Robots may affect 30% of U.K. jobs, finance to take early hit
(Bloomberg) -- Financial services workers will be among the first to be hit by the rise of automation while women will feel the effects earlier than men, according to research by PricewaterhouseCoopers.
The report -- which analyzed more than 200,000 jobs across 29 countries -- anticipates three stages of automation between now and the mid-2030s, which will eventually impact almost one third of U.K. workers. The first, the algorithm wave, is already underway.
|Areas likely to be automated||Sectors most likely to be affected||% of U.K. jobs impacted|
|Algorithm wave - to early-2020s||Structured data analysis and simple digital tasks, such as credit scoring||Financial, professional and technical services, information and communications||2-3%|
|Augmentation wave - to late-2020s||Dynamic interaction with technology for clerical support and decision making. Aerial drones, robots in warehouses and semi-autonomous vehicles||All industry sectors, with financial services still most impacted||20%|
|Autonomy wave - by mid-2030s||AI to analyze data from multiple sources, make decisions and take physical actions with little or no human input||Transport, manufacturing and retail||30%|
PwC found more women will initially be affected, with men more likely to feel the effects in the third wave by the mid-2030s due to the current gender profiles of employment in different sectors. Higher educated workers -- particularly in clerical and analytical roles -- may take a bigger hit early on, but the less qualified will be particularly exposed in the long run.

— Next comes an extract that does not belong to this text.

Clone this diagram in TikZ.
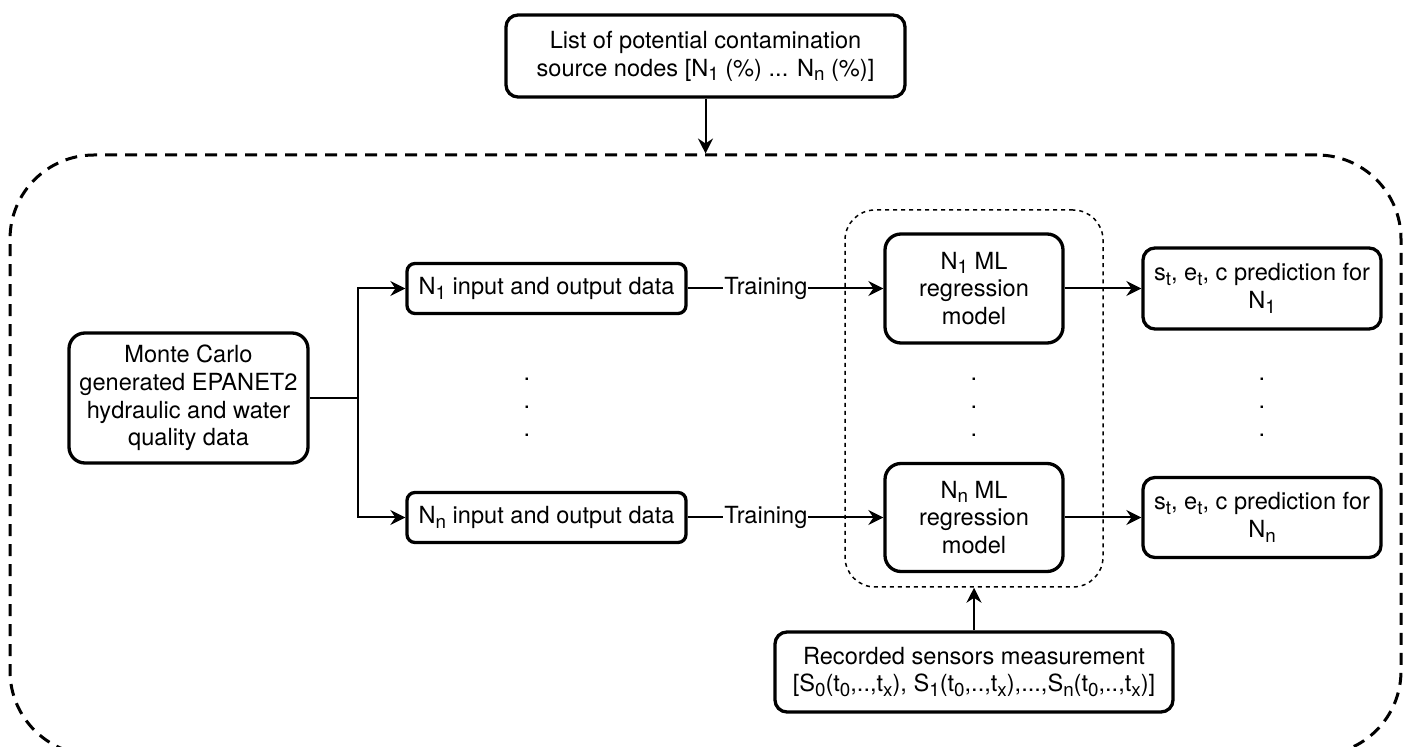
\documentclass[tikz,border=0pt]{standalone}
\usepackage{fontspec}
\setmainfont{TeX Gyre Heros}
\usetikzlibrary{arrows.meta}
\newcommand{\subtxt}[1]{\raisebox{-2.4pt}{\fontsize{9.4}{9.4}\selectfont #1}}

\begin{document}
\begin{tikzpicture}[x=0.5pt,y=-0.5pt,font=\fontsize{11.8}{13.9}\selectfont,
    blk/.style={draw,line width=1.65pt,rounded corners=6pt,align=center,inner sep=1pt,fill=white},
    arr/.style={-{Stealth[length=7.5pt,width=7.5pt,inset=2.5pt]},line width=1pt},
    dotcol/.style={align=center,inner sep=0pt}]
              \path[use as bounding box,fill=white] (0,0) rectangle (1408,747);
              % dashed frames
              \node[draw,line width=1.5pt,dash pattern=on 6pt off 4pt,rounded corners=42pt,minimum width=695.5pt,minimum height=300pt](outer)at(705.5,455){};
              \node[draw,line width=0.75pt,dash pattern=on 2pt off 2pt,rounded corners=15pt,minimum width=129pt,minimum height=188.5pt](grp)at(974,398.5){};
              % boxes
              \node[blk,minimum width=199.5pt,minimum height=41pt](src)at(705.5,56){List of potential contamination\\source nodes [N\subtxt{1} (\%) ... N\subtxt{n} (\%)]};
              \node[blk,minimum width=119.5pt,minimum height=65pt,rounded corners=8pt](mc)at(188.5,398){Monte Carlo\\generated EPANET2\\hydraulic and water\\quality data};
              \node[blk,minimum width=139.5pt,minimum height=25pt,rounded corners=4pt](in1)at(546.5,288.5){N\subtxt{1} input and output data};
              \node[blk,minimum width=139.5pt,minimum height=25pt,rounded corners=4pt](inn)at(546.5,517.5){N\subtxt{n} input and output data};
              \node[blk,minimum width=89pt,minimum height=54.5pt,rounded corners=8pt](ml1)at(974,288.5){N\subtxt{1} ML\\regression\\model};
              \node[blk,minimum width=89pt,minimum height=54pt,rounded corners=8pt](mln)at(974,517.5){N\subtxt{n} ML\\regression\\model};
              \node[blk,minimum width=119pt,minimum height=40.5pt](pr1)at(1262,288.5){s\subtxt{t}, e\subtxt{t}, c prediction for\\N\subtxt{1}};
              \node[blk,minimum width=119pt,minimum height=40pt](prn)at(1262,517.5){s\subtxt{t}, e\subtxt{t}, c prediction for\\N\subtxt{n}};
              \node[blk,minimum width=199pt,minimum height=40pt](rec)at(974,672){Recorded sensors measurement\\{}[S\subtxt{0}(t\subtxt{0},..,t\subtxt{x}), S\subtxt{1}(t\subtxt{0},..,t\subtxt{x}),...,S\subtxt{n}(t\subtxt{0},..,t\subtxt{x})]};
              % dots
              \node[dotcol](d1)at(527,407){.\\.\\.};
              \node[dotcol](d2)at(974,407){.\\.\\.};
              \node[dotcol](d3)at(1262,407){.\\.\\.};
              % connectors
              \coordinate(split)at(358,398);
              \draw[line width=1pt](mc)--(split);
              \draw[arr](split)|-(in1);
              \draw[arr](split)|-(inn);
              \draw[arr](in1)--node[pos=0.4,fill=white,inner sep=0.5pt](t1){Training}(ml1);
              \draw[arr](inn)--node[pos=0.4,fill=white,inner sep=0.5pt](tn){Training}(mln);
              \draw[arr](ml1)--(pr1);
              \draw[arr](mln)--(prn);
              \draw[arr](src)--(outer);
              \draw[arr](rec)--(grp);
            \end{tikzpicture}
\end{document}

While that means workers may need support to learn fresh skills and find new employment, PwC Chief Economist John Hawksworth said that, overall, the change will be positive for the British economy.
“We don’t believe that automation will lead to mass technological unemployment by the 2030s, any more than it has done in the decades since the digital revolution began. In the long run, AI, robotics and related technologies should not only make a significant contribution to U.K. GDP of up to 10 percent, but should also generate enough new jobs to broadly offset the potential job losses.”